I remember being serious, earnest and studious. I didn’t expect to be homesick, but I was. It took me a little time to relax and feel like I belonged on campus. I thankfully made a few friends right away and got involved in campus life outside of classes. Early on, I participated in the Harlem Tutoring Project; Pastor Luther Kriefall signed us up during Orientation, and once a week I joined a number of other Columbia students in the “tutoring van” for the drive up to his church at West 145th Street, where there was an after-school tutoring program for elementary school children. Some of the tutors weren’t students, but nearby Upper West Side residents. One was a vibrant woman named Xiomara who fostered stray animals and herself grew up in foster care. She intrigued me so much I wrote about her in my journal, which I recently found in some boxes in my parents’ garage! After being surrounded by first-year students wanting to impress each other, Xiomara’s effortless humility drew me in. Once I saw her copying a page out of one of the children’s mathematics textbooks about percentages. “I never learned this,” she said, “and they explain it really well.” Right then I recognized how much I could learn outside of class.

What do you remember about your first-year living situation?

I lived in Carman with a roommate I hadn’t met before. We got along for the most part, but had little in common. It was a small room and so I mostly spent my time outside of it, which was a blessing in disguise. I got to know all the campus libraries well, found my favorite study table at Butler, and generally remained out and about, making friends and getting involved in campus activities.

What Core class or experience do you most remember, and why?

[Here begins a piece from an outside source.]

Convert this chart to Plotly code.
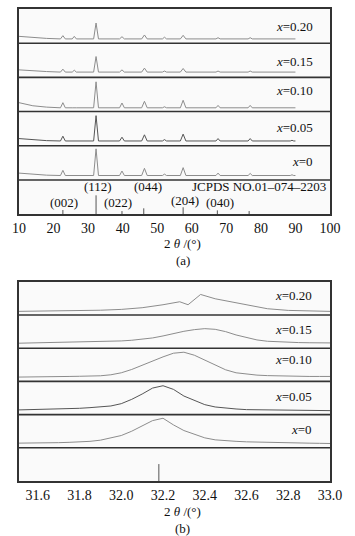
import plotly.graph_objects as go

# ---------------- data: panel (a) ----------------
samples = ["x=0", "x=0.05", "x=0.10", "x=0.15", "x=0.20"]
labels_html = ["<i>x</i>=0", "<i>x</i>=0.05", "<i>x</i>=0.10", "<i>x</i>=0.15", "<i>x</i>=0.20"]

two_theta_a = [10, 14, 18, 22.0, 22.7, 23.4, 25.4, 26.0, 26.6, 31.6, 32.3, 33.0,
               39.1, 39.8, 40.5, 45.5, 46.3, 47.1, 51.5, 52.1, 52.7, 56.7, 57.5, 58.3,
               67.0, 67.6, 68.2, 76.3, 76.9, 77.5, 88.5, 89.0, 89.5, 90]

int_a_000 = [0.20, 0.16, 0.14, 0.13, 0.28, 0.13, 0.13, 0.14, 0.13, 0.13, 0.91, 0.13,
             0.13, 0.26, 0.13, 0.13, 0.34, 0.13, 0.13, 0.17, 0.13, 0.13, 0.36, 0.13,
             0.13, 0.20, 0.13, 0.13, 0.19, 0.13, 0.13, 0.15, 0.13, 0.13]
int_a_005 = [0.21, 0.17, 0.15, 0.14, 0.28, 0.14, 0.14, 0.15, 0.14, 0.14, 0.88, 0.14,
             0.14, 0.25, 0.14, 0.14, 0.32, 0.14, 0.14, 0.18, 0.14, 0.14, 0.34, 0.14,
             0.14, 0.21, 0.14, 0.14, 0.21, 0.14, 0.14, 0.16, 0.14, 0.14]
int_a_010 = [0.26, 0.17, 0.13, 0.11, 0.26, 0.11, 0.11, 0.12, 0.11, 0.11, 0.87, 0.11,
             0.11, 0.25, 0.11, 0.11, 0.30, 0.11, 0.11, 0.14, 0.11, 0.11, 0.33, 0.11,
             0.11, 0.18, 0.11, 0.11, 0.18, 0.11, 0.11, 0.12, 0.11, 0.11]
int_a_015 = [0.22, 0.19, 0.17, 0.155, 0.24, 0.155, 0.155, 0.21, 0.155, 0.155, 0.61, 0.155,
             0.155, 0.22, 0.155, 0.155, 0.27, 0.155, 0.155, 0.185, 0.155, 0.155, 0.26, 0.155,
             0.155, 0.185, 0.155, 0.155, 0.185, 0.155, 0.155, 0.165, 0.155, 0.155]
int_a_020 = [0.20, 0.16, 0.14, 0.125, 0.22, 0.125, 0.125, 0.20, 0.125, 0.125, 0.59, 0.125,
             0.125, 0.19, 0.125, 0.125, 0.24, 0.125, 0.125, 0.175, 0.125, 0.125, 0.23, 0.125,
             0.125, 0.16, 0.125, 0.125, 0.16, 0.125, 0.125, 0.14, 0.125, 0.125]

ref_pos_a = [22.7, 32.3, 39.8, 46.1, 57.5, 67.4, 76.6]
ref_h_a = [0.12, 0.55, 0.09, 0.17, 0.20, 0.11, 0.09]
ref_labels = ["(002)", "(112)", "(022)", "(044)", "(204)", "(040)"]
ref_label_x = [22.9, 33.0, 38.7, 47.2, 57.9, 68.1]
ref_label_y = [0.35, 0.82, 0.35, 0.82, 0.41, 0.35]
jcpds = "JCPDS NO.01\u2013074\u20132203"

# ---------------- data: panel (b) ----------------
two_theta_b = [31.50, 31.55, 31.60, 31.65, 31.70, 31.75, 31.80, 31.85, 31.90, 31.95,
               32.00, 32.05, 32.10, 32.15, 32.20, 32.25, 32.30, 32.35, 32.40, 32.45,
               32.50, 32.55, 32.60, 32.65, 32.70, 32.75, 32.80, 32.85, 32.90, 32.95, 33.00]
int_b_000 = [0.14, 0.14, 0.145, 0.15, 0.155, 0.165, 0.175, 0.195, 0.23, 0.29,
             0.37, 0.50, 0.66, 0.82, 0.89, 0.69, 0.52, 0.40, 0.30, 0.24,
             0.21, 0.195, 0.18, 0.17, 0.16, 0.155, 0.15, 0.145, 0.14, 0.135, 0.13]
int_b_005 = [0.14, 0.145, 0.15, 0.155, 0.165, 0.175, 0.19, 0.21, 0.235, 0.26,
             0.33, 0.46, 0.62, 0.80, 0.87, 0.76, 0.56, 0.42, 0.30, 0.23,
             0.19, 0.17, 0.15, 0.145, 0.14, 0.135, 0.13, 0.13, 0.125, 0.12, 0.12]
int_b_010 = [0.13, 0.13, 0.135, 0.14, 0.145, 0.15, 0.155, 0.16, 0.17, 0.20,
             0.26, 0.36, 0.49, 0.61, 0.74, 0.85, 0.88, 0.79, 0.64, 0.49,
             0.35, 0.26, 0.22, 0.19, 0.175, 0.165, 0.16, 0.155, 0.15, 0.15, 0.15]
int_b_015 = [0.15, 0.155, 0.16, 0.165, 0.17, 0.175, 0.18, 0.185, 0.19, 0.20,
             0.22, 0.24, 0.27, 0.31, 0.37, 0.45, 0.51, 0.56, 0.59, 0.57,
             0.50, 0.40, 0.32, 0.25, 0.21, 0.19, 0.175, 0.17, 0.165, 0.16, 0.16]
two_theta_b_020 = [31.50, 31.60, 31.70, 31.80, 31.90, 32.00, 32.10, 32.20, 32.28, 32.32,
                   32.38, 32.45, 32.50, 32.60, 32.70, 32.80, 32.90, 33.00]
int_b_020 = [0.11, 0.115, 0.12, 0.13, 0.145, 0.17, 0.22, 0.31, 0.40, 0.31,
             0.62, 0.49, 0.43, 0.29, 0.19, 0.14, 0.12, 0.11]
ref_pos_b = [32.18]
ref_h_b = [0.51]

label_y_a = [0.54, 0.53, 0.61, 0.46, 0.48]
label_y_b = [0.55, 0.55, 0.66, 0.55, 0.58]

# ---------------- figure ----------------
SERIF = "Liberation Serif"
LINE_C = ["#8c8c8c", "#555555", "#8c8c8c", "#8c8c8c", "#8c8c8c"]
BORDER = "#333333"

fig = go.Figure()

ys_a = [int_a_000, int_a_005, int_a_010, int_a_015, int_a_020]
for i, vals in enumerate(ys_a):
    fig.add_trace(go.Scatter(x=two_theta_a, y=[v + i + 1 for v in vals], mode="lines",
                             line=dict(color=LINE_C[i], width=1), xaxis="x", yaxis="y",
                             showlegend=False, hoverinfo="skip"))

rx, ry = [], []
for p, h in zip(ref_pos_a, ref_h_a):
    rx += [p, p, None]
    ry += [0, h, None]
fig.add_trace(go.Scatter(x=rx, y=ry, mode="lines", line=dict(color="#555555", width=1),
                         xaxis="x", yaxis="y", showlegend=False, hoverinfo="skip"))

xs_b = [two_theta_b, two_theta_b, two_theta_b, two_theta_b, two_theta_b_020]
ys_b = [int_b_000, int_b_005, int_b_010, int_b_015, int_b_020]
for i, (xv, vals) in enumerate(zip(xs_b, ys_b)):
    fig.add_trace(go.Scatter(x=xv, y=[v + i + 1 for v in vals], mode="lines",
                             line=dict(color=LINE_C[i], width=1), xaxis="x2", yaxis="y2",
                             showlegend=False, hoverinfo="skip"))
rx, ry = [], []
for p, h in zip(ref_pos_b, ref_h_b):
    rx += [p, p, None]
    ry += [0, h, None]
fig.add_trace(go.Scatter(x=rx, y=ry, mode="lines", line=dict(color="#555555", width=1),
                         xaxis="x2", yaxis="y2", showlegend=False, hoverinfo="skip"))

# band separators
for yref, xref in (("y", "x domain"), ("y2", "x2 domain")):
    for k in range(1, 6):
        fig.add_shape(type="line", xref=xref, yref=yref, x0=0, x1=1, y0=k, y1=k,
                      line=dict(color=BORDER, width=1.6))

anns = []
for i, t in enumerate(labels_html):
    anns.append(dict(text=t, xref="x domain", yref="y", x=0.952, y=i + 1 + label_y_a[i],
                     xanchor="right", yanchor="middle", showarrow=False,
                     font=dict(family=SERIF, size=13, color="#111")))
    anns.append(dict(text=t, xref="x2 domain", yref="y2", x=0.95, y=i + 1 + label_y_b[i],
                     xanchor="right", yanchor="middle", showarrow=False,
                     font=dict(family=SERIF, size=13, color="#111")))
for t, x, y in zip(ref_labels, ref_label_x, ref_label_y):
    anns.append(dict(text=t, xref="x", yref="y", x=x, y=y, showarrow=False,
                     xanchor="center", yanchor="middle",
                     font=dict(family=SERIF, size=13, color="#111")))
anns.append(dict(text=jcpds, xref="x", yref="y", x=99.3, y=0.82, showarrow=False,
                 xanchor="right", yanchor="middle",
                 font=dict(family=SERIF, size=13, color="#111")))
# axis titles and panel captions
for txt, y in (("2 <i>θ</i> /(°)", 242), ("(a)", 260), ("2 <i>θ</i> /(°)", 512), ("(b)", 529)):
    anns.append(dict(text=txt, xref="paper", yref="paper",
                     x=(183 - 19) / 311, y=(481 - y) / 474, showarrow=False,
                     xanchor="center", yanchor="middle",
                     font=dict(family=SERIF, size=13, color="#111")))

axis_common = dict(showline=True, mirror=True, linecolor=BORDER, linewidth=1.6,
                   showgrid=False, zeroline=False, ticks="", ticklen=0,
                   tickfont=dict(family=SERIF, size=14, color="#111"))

fig.update_layout(
    width=355, height=536,
    margin=dict(l=19, r=25, t=7, b=55),
    paper_bgcolor="white", plot_bgcolor="#fafafa",
    showlegend=False,
    xaxis=dict(domain=[0, 1], range=[10, 100], dtick=10, tick0=10, anchor="y", **axis_common),
    yaxis=dict(domain=[(481 - 213) / 474, 1], range=[0, 6], showticklabels=False,
               anchor="x", **axis_common),
    xaxis2=dict(domain=[0, 1], range=[31.51, 33.0], dtick=0.2, tick0=31.6, tickformat=".1f",
                anchor="y2", **axis_common),
    yaxis2=dict(domain=[0, (481 - 281) / 474], range=[0, 6], showticklabels=False,
                anchor="x2", **axis_common),
    annotations=anns,
)

fig.write_html("out.html", config={"displayModeBar": False},
               post_script="document.body.style.margin='0';document.body.style.overflow='hidden';")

One strong memory I have is from CC. A particular student who had started off the year a vocal egoist ended the year recognizing that a selfish life is meaningless. I don’t remember his name, but I remember occasional conversations with him after class, and the professor noting his change in perspective by spring. I also remember discovering, through Music Hum, how entertaining opera could be. The Core Curriculum drew me to the College, and every day I recognize how important it was to have that in common with my classmates and friends. I wish every university offered it. Our public conversations might be so different if we could all start with a common language.

Did you have a favorite spot on campus, and what did you like about it?

I loved walking into St. Paul’s Chapel when it was empty, or when someone might be alone in there but playing some music. I enjoyed the quiet respite when I felt overwhelmed.

What, if anything, about your College experience would you do over?

So much of my College experience has shaped who I am today that I’m pretty sure I’d do most of it again. Every day held discovery. Once, walking through Earl Hall after finishing something, either for the Orthodox Christian Fellowship or for the Interfaith Library, I saw a nun in an office and stopped by to meet her. I had seen her on campus and wondered who she was. Sister Leslie turned out to be the Episcopalian chaplain, and we built a lovely relationship. Eventually, she learned about my love of writing and that Madeleine L’Engle was one of my favorite authors. Later that semester, Sister Leslie told me that L’Engle herself was offering a writing class at the nearby convent, and would I like to join? Did I ever! I would take that class over in a heartbeat.